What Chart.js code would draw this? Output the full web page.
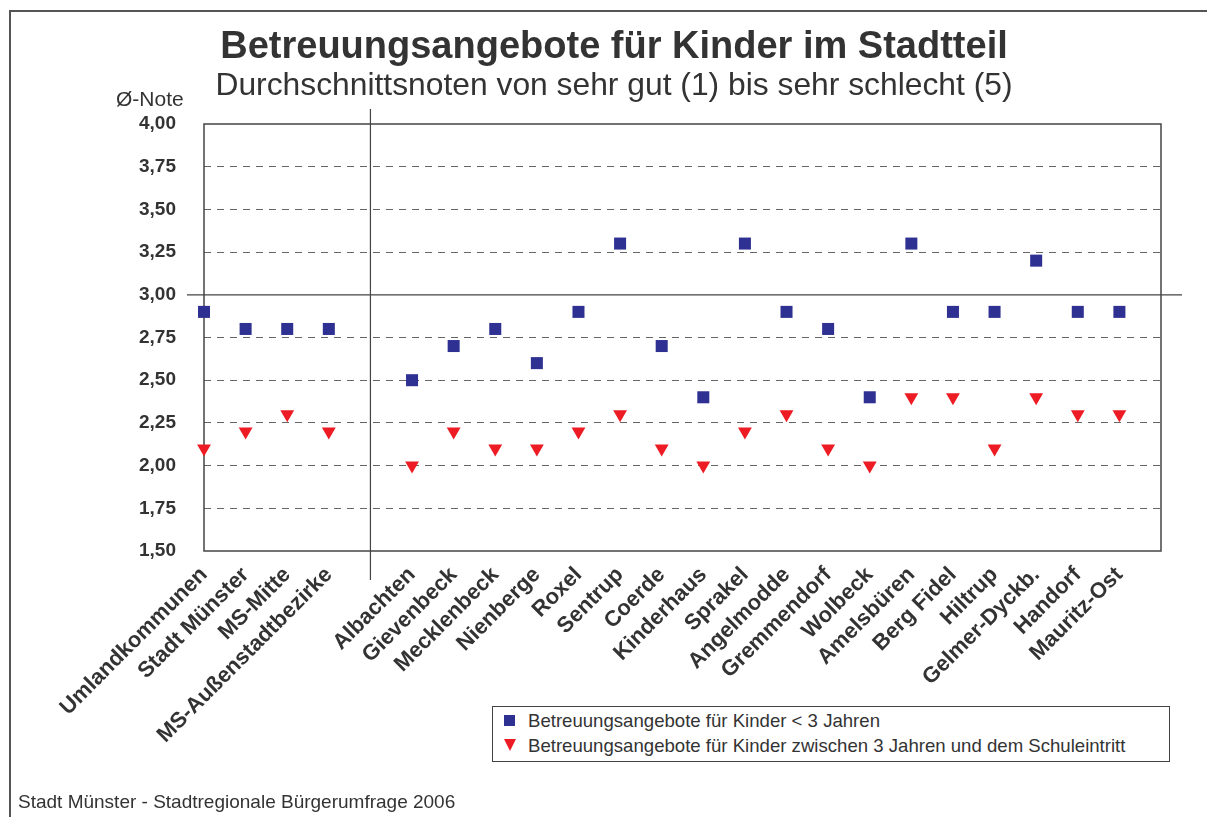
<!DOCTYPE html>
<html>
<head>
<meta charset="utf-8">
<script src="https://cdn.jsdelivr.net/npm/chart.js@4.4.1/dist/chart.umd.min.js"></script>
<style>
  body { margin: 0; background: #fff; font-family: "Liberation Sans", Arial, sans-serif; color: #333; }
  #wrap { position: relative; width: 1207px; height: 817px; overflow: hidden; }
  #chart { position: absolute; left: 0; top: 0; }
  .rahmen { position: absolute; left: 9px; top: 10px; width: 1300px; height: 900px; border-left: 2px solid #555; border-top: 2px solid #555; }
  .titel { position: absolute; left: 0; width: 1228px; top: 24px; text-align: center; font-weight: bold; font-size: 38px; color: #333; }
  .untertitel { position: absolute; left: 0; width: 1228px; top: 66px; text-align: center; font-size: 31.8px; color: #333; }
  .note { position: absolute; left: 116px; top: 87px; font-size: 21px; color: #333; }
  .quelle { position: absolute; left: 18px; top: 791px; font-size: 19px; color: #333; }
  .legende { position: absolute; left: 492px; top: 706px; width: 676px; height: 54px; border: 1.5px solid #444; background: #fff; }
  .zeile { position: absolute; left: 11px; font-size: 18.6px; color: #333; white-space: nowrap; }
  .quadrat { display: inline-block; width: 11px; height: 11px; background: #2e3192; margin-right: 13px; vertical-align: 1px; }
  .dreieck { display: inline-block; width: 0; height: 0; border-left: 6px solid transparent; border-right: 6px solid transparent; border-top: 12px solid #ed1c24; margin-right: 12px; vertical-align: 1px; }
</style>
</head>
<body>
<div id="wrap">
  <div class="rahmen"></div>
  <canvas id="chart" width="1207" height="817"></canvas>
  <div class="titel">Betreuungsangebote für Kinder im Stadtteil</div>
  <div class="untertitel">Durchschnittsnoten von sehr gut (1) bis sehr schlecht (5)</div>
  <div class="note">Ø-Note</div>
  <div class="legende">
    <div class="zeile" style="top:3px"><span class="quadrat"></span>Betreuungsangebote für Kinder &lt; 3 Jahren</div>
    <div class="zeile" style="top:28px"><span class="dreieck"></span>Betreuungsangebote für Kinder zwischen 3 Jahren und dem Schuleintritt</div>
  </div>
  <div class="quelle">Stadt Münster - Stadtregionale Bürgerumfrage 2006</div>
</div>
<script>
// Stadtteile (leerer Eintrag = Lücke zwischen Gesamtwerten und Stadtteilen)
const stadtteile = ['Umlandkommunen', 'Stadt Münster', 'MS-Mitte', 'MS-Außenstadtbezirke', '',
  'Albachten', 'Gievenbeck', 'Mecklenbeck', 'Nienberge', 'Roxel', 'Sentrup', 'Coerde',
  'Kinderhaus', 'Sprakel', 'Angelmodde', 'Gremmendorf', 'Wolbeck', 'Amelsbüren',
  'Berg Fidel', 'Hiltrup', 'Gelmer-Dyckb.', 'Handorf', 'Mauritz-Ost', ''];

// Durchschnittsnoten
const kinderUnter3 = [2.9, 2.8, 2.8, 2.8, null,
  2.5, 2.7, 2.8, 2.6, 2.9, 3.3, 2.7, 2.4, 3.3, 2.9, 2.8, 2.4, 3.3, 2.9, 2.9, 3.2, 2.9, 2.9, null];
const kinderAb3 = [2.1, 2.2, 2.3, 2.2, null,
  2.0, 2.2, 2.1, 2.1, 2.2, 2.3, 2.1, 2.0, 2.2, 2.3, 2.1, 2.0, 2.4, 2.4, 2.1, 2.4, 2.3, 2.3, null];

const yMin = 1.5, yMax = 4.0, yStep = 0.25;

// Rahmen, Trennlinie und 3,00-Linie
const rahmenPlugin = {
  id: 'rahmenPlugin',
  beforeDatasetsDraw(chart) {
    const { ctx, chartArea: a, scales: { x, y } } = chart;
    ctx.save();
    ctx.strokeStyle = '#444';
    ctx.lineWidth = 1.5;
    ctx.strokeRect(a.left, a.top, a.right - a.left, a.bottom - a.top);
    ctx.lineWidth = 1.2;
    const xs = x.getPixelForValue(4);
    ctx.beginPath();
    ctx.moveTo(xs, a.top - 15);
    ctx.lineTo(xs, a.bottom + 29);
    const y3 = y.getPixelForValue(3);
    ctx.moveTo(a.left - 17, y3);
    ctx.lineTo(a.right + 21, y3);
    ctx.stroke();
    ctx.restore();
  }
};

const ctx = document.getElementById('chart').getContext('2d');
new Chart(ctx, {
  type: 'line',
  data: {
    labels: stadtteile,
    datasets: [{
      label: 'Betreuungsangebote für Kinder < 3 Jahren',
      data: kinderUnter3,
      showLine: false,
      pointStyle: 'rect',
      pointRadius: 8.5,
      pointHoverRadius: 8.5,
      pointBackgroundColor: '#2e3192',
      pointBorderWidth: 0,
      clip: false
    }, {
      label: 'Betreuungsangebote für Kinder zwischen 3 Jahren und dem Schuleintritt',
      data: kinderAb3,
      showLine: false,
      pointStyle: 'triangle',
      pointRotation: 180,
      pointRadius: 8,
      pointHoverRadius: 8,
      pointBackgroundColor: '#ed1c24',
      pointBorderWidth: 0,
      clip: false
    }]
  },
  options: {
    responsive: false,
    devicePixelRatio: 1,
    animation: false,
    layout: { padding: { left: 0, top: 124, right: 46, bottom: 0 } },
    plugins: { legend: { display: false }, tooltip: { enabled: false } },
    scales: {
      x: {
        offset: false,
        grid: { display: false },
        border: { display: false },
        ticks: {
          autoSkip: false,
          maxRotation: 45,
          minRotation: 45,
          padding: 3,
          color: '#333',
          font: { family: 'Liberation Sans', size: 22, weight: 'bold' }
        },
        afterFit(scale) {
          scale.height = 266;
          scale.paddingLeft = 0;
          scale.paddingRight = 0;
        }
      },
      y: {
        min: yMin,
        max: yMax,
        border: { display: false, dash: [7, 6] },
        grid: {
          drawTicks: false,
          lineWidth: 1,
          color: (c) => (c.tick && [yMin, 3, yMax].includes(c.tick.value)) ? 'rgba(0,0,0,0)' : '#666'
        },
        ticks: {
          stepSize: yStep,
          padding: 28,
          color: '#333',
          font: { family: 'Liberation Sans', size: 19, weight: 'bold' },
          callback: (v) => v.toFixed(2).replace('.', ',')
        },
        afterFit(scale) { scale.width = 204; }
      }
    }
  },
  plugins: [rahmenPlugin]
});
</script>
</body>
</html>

**To be done**
Omit the pictures and reproduce the listing exactly.

**Full answer**
What Chart.js code would draw this? Output the full web page.
<!DOCTYPE html>
<html>
<head>
<meta charset="utf-8">
<script src="https://cdn.jsdelivr.net/npm/chart.js@4.4.1/dist/chart.umd.min.js"></script>
<style>
  body { margin: 0; background: #fff; font-family: "Liberation Sans", Arial, sans-serif; color: #333; }
  #wrap { position: relative; width: 1207px; height: 817px; overflow: hidden; }
  #chart { position: absolute; left: 0; top: 0; }
  .rahmen { position: absolute; left: 9px; top: 10px; width: 1300px; height: 900px; border-left: 2px solid #555; border-top: 2px solid #555; }
  .titel { position: absolute; left: 0; width: 1228px; top: 24px; text-align: center; font-weight: bold; font-size: 38px; color: #333; }
  .untertitel { position: absolute; left: 0; width: 1228px; top: 66px; text-align: center; font-size: 31.8px; color: #333; }
  .note { position: absolute; left: 116px; top: 87px; font-size: 21px; color: #333; }
  .quelle { position: absolute; left: 18px; top: 791px; font-size: 19px; color: #333; }
  .legende { position: absolute; left: 492px; top: 706px; width: 676px; height: 54px; border: 1.5px solid #444; background: #fff; }
  .zeile { position: absolute; left: 11px; font-size: 18.6px; color: #333; white-space: nowrap; }
  .quadrat { display: inline-block; width: 11px; height: 11px; background: #2e3192; margin-right: 13px; vertical-align: 1px; }
  .dreieck { display: inline-block; width: 0; height: 0; border-left: 6px solid transparent; border-right: 6px solid transparent; border-top: 12px solid #ed1c24; margin-right: 12px; vertical-align: 1px; }
</style>
</head>
<body>
<div id="wrap">
  <div class="rahmen"></div>
  <canvas id="chart" width="1207" height="817"></canvas>
  <div class="titel">Betreuungsangebote für Kinder im Stadtteil</div>
  <div class="untertitel">Durchschnittsnoten von sehr gut (1) bis sehr schlecht (5)</div>
  <div class="note">Ø-Note</div>
  <div class="legende">
    <div class="zeile" style="top:3px"><span class="quadrat"></span>Betreuungsangebote für Kinder &lt; 3 Jahren</div>
    <div class="zeile" style="top:28px"><span class="dreieck"></span>Betreuungsangebote für Kinder zwischen 3 Jahren und dem Schuleintritt</div>
  </div>
  <div class="quelle">Stadt Münster - Stadtregionale Bürgerumfrage 2006</div>
</div>
<script>
// Stadtteile (leerer Eintrag = Lücke zwischen Gesamtwerten und Stadtteilen)
const stadtteile = ['Umlandkommunen', 'Stadt Münster', 'MS-Mitte', 'MS-Außenstadtbezirke', '',
  'Albachten', 'Gievenbeck', 'Mecklenbeck', 'Nienberge', 'Roxel', 'Sentrup', 'Coerde',
  'Kinderhaus', 'Sprakel', 'Angelmodde', 'Gremmendorf', 'Wolbeck', 'Amelsbüren',
  'Berg Fidel', 'Hiltrup', 'Gelmer-Dyckb.', 'Handorf', 'Mauritz-Ost', ''];

// Durchschnittsnoten
const kinderUnter3 = [2.9, 2.8, 2.8, 2.8, null,
  2.5, 2.7, 2.8, 2.6, 2.9, 3.3, 2.7, 2.4, 3.3, 2.9, 2.8, 2.4, 3.3, 2.9, 2.9, 3.2, 2.9, 2.9, null];
const kinderAb3 = [2.1, 2.2, 2.3, 2.2, null,
  2.0, 2.2, 2.1, 2.1, 2.2, 2.3, 2.1, 2.0, 2.2, 2.3, 2.1, 2.0, 2.4, 2.4, 2.1, 2.4, 2.3, 2.3, null];

const yMin = 1.5, yMax = 4.0, yStep = 0.25;

// Rahmen, Trennlinie und 3,00-Linie
const rahmenPlugin = {
  id: 'rahmenPlugin',
  beforeDatasetsDraw(chart) {
    const { ctx, chartArea: a, scales: { x, y } } = chart;
    ctx.save();
    ctx.strokeStyle = '#444';
    ctx.lineWidth = 1.5;
    ctx.strokeRect(a.left, a.top, a.right - a.left, a.bottom - a.top);
    ctx.lineWidth = 1.2;
    const xs = x.getPixelForValue(4);
    ctx.beginPath();
    ctx.moveTo(xs, a.top - 15);
    ctx.lineTo(xs, a.bottom + 29);
    const y3 = y.getPixelForValue(3);
    ctx.moveTo(a.left - 17, y3);
    ctx.lineTo(a.right + 21, y3);
    ctx.stroke();
    ctx.restore();
  }
};

const ctx = document.getElementById('chart').getContext('2d');
new Chart(ctx, {
  type: 'line',
  data: {
    labels: stadtteile,
    datasets: [{
      label: 'Betreuungsangebote für Kinder < 3 Jahren',
      data: kinderUnter3,
      showLine: false,
      pointStyle: 'rect',
      pointRadius: 8.5,
      pointHoverRadius: 8.5,
      pointBackgroundColor: '#2e3192',
      pointBorderWidth: 0,
      clip: false
    }, {
      label: 'Betreuungsangebote für Kinder zwischen 3 Jahren und dem Schuleintritt',
      data: kinderAb3,
      showLine: false,
      pointStyle: 'triangle',
      pointRotation: 180,
      pointRadius: 8,
      pointHoverRadius: 8,
      pointBackgroundColor: '#ed1c24',
      pointBorderWidth: 0,
      clip: false
    }]
  },
  options: {
    responsive: false,
    devicePixelRatio: 1,
    animation: false,
    layout: { padding: { left: 0, top: 124, right: 46, bottom: 0 } },
    plugins: { legend: { display: false }, tooltip: { enabled: false } },
    scales: {
      x: {
        offset: false,
        grid: { display: false },
        border: { display: false },
        ticks: {
          autoSkip: false,
          maxRotation: 45,
          minRotation: 45,
          padding: 3,
          color: '#333',
          font: { family: 'Liberation Sans', size: 22, weight: 'bold' }
        },
        afterFit(scale) {
          scale.height = 266;
          scale.paddingLeft = 0;
          scale.paddingRight = 0;
        }
      },
      y: {
        min: yMin,
        max: yMax,
        border: { display: false, dash: [7, 6] },
        grid: {
          drawTicks: false,
          lineWidth: 1,
          color: (c) => (c.tick && [yMin, 3, yMax].includes(c.tick.value)) ? 'rgba(0,0,0,0)' : '#666'
        },
        ticks: {
          stepSize: yStep,
          padding: 28,
          color: '#333',
          font: { family: 'Liberation Sans', size: 19, weight: 'bold' },
          callback: (v) => v.toFixed(2).replace('.', ',')
        },
        afterFit(scale) { scale.width = 204; }
      }
    }
  },
  plugins: [rahmenPlugin]
});
</script>
</body>
</html>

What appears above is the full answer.